start Information provided

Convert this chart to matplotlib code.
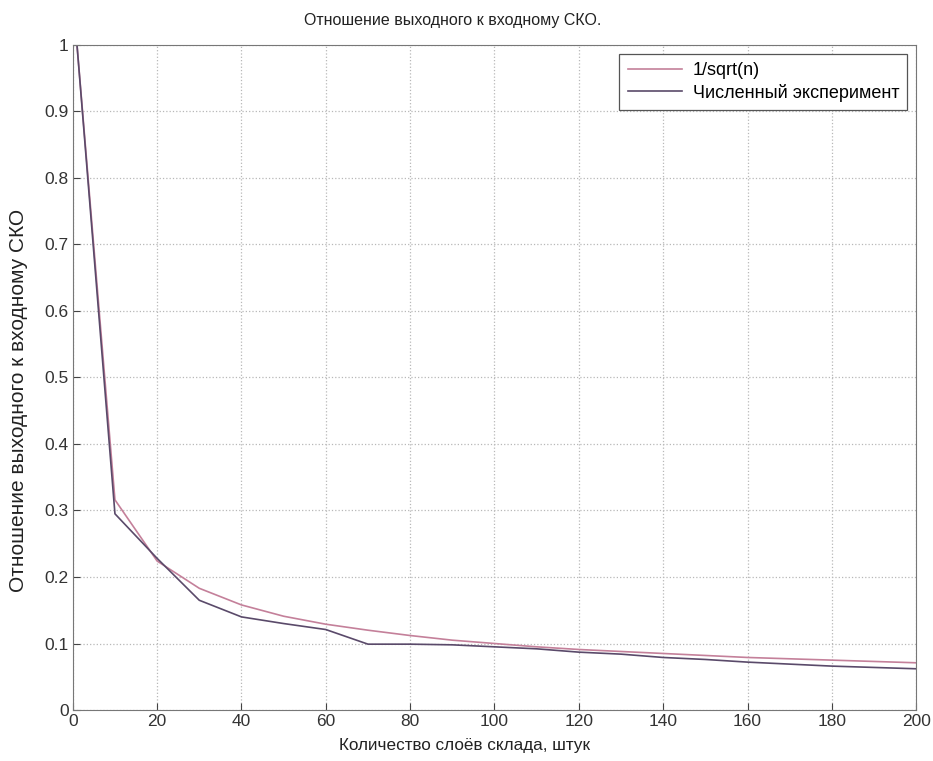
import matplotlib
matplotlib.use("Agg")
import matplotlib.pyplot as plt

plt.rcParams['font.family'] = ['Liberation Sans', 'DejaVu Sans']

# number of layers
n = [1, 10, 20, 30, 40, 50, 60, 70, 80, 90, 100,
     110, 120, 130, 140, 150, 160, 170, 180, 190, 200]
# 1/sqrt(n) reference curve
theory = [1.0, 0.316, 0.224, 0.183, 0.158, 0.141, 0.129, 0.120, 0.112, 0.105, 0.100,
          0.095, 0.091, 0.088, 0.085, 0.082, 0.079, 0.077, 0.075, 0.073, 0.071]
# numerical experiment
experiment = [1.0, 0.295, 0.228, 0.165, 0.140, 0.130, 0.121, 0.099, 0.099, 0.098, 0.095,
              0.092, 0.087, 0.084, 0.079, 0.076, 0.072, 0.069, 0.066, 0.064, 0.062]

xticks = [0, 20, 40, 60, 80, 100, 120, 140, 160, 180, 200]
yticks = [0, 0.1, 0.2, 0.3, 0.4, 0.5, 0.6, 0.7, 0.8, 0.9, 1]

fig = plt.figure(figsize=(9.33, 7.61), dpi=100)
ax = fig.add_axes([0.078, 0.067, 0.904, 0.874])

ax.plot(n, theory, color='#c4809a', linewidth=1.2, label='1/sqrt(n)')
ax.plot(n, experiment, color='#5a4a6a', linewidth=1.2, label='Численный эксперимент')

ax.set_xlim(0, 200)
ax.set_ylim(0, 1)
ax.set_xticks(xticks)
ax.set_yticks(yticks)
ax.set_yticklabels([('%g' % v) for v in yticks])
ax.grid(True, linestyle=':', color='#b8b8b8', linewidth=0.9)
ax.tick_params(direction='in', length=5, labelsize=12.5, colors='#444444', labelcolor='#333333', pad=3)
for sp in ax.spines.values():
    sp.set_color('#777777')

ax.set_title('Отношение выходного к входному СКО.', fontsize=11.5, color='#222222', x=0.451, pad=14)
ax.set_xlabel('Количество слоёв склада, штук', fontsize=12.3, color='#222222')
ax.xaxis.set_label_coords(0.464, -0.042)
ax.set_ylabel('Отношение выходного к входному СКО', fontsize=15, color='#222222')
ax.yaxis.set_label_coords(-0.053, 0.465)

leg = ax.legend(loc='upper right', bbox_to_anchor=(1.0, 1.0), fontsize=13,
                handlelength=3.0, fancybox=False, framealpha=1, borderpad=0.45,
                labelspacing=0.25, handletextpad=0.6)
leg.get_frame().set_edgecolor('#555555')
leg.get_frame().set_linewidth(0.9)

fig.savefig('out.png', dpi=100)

end Information provided

*Set task:* Scan the material line by line and report each one that contains "matplotlib".

*Result for this exercise:*
Convert this chart to matplotlib code.
import matplotlib
matplotlib.use("Agg")
import matplotlib.pyplot as plt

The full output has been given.